The winery works with e-mail services firm Vertical Response to send 12 e-mail campaigns a year. Six are launched every other month to the house mailing list and the company plans to double that number this year. The others are launched on the opposite months to club members only.
“The strategy is to reach out to our consumers who have requested information about our winery and to hopefully prompt them to visit our Web site to build a long-term relationship with our customers,” said Nancy Burton, Club 23 manager at Stag's Leap Wine Cellars, via e-mail.
Email is a tool that, when used the right way, generates sales and boosts visibility. We all receive so much email on a daily basis, however. We know that the only emails that survive the 'delete' button in our own in-boxes are those that we want to receive; those that we're interested in.

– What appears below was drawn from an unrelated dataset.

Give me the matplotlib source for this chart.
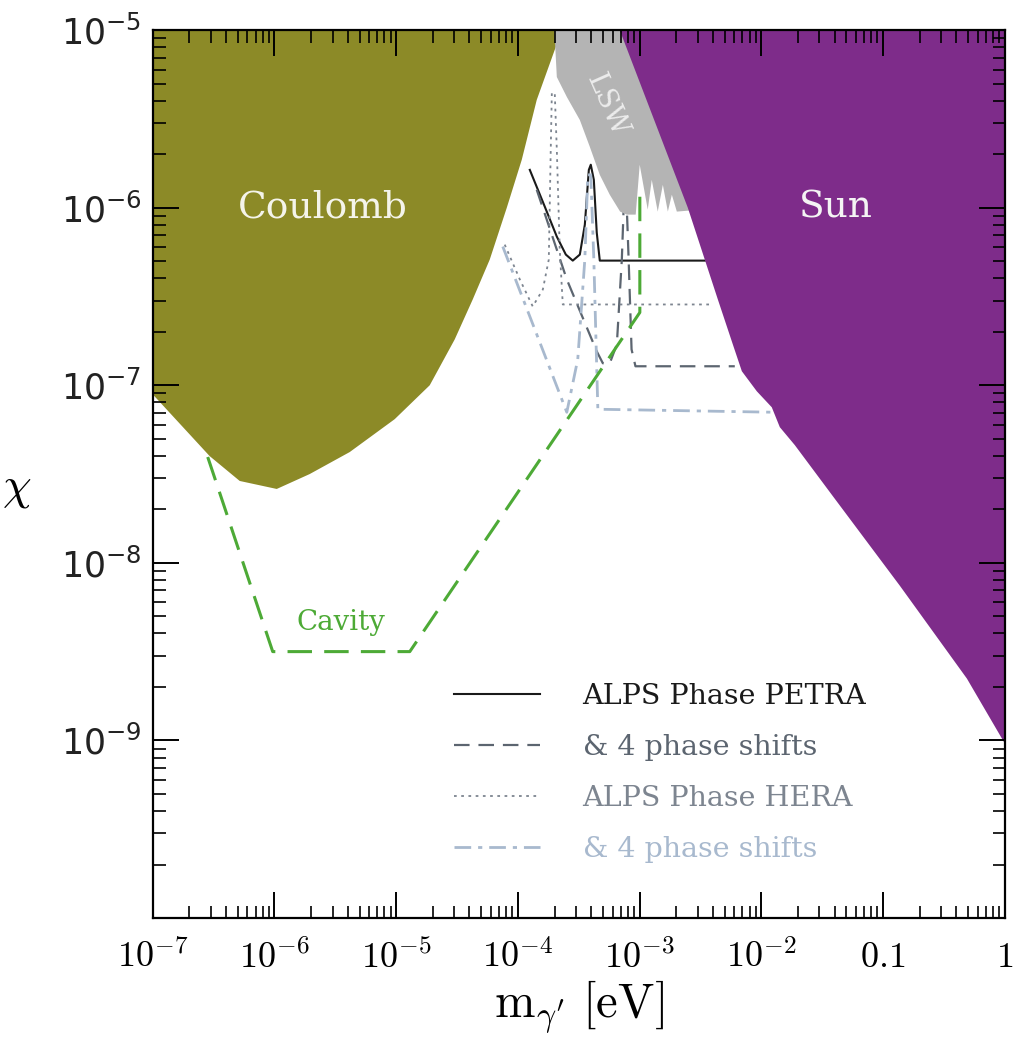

We all keep personal emails and we all have that short-list of commercial emails that we wouldn't miss, and that we definitely open.
So, what makes an email move to that 'open' short-list? In my opinion, it's as simple as relevance. If the email is coming from a company or an industry that I'm interested in, I'll open it, even if I don't have a long-term relationship with the sender. In my case, for example, I would definitely open an email from Stags Leap (or any other winery). I'm interested in hearing about wine. I like to buy it and I'm already a member of many wine clubs.
The challenge, of course, is to figure out who among your customers and prospects is receptive to hearing from you. This is where tried and true direct marketing disciplines such as testing and segmentation come into play. A strong offer and a clear call to action are critical components of a good email campaign, too.
And, to complete the loop, it's critical to measure success against campaign goals. By success, I think we need to go beyond open and click through rates, and do a much better job of quantifying email campaign results. Your measurement strategy needs to answer these types of questions:
- How many incremental or new sales did the campaign generate?
- How many referrals did you make? How many new names can you add to your list?
- How did the campaign build loyalty (a really tough one to answer, btw)?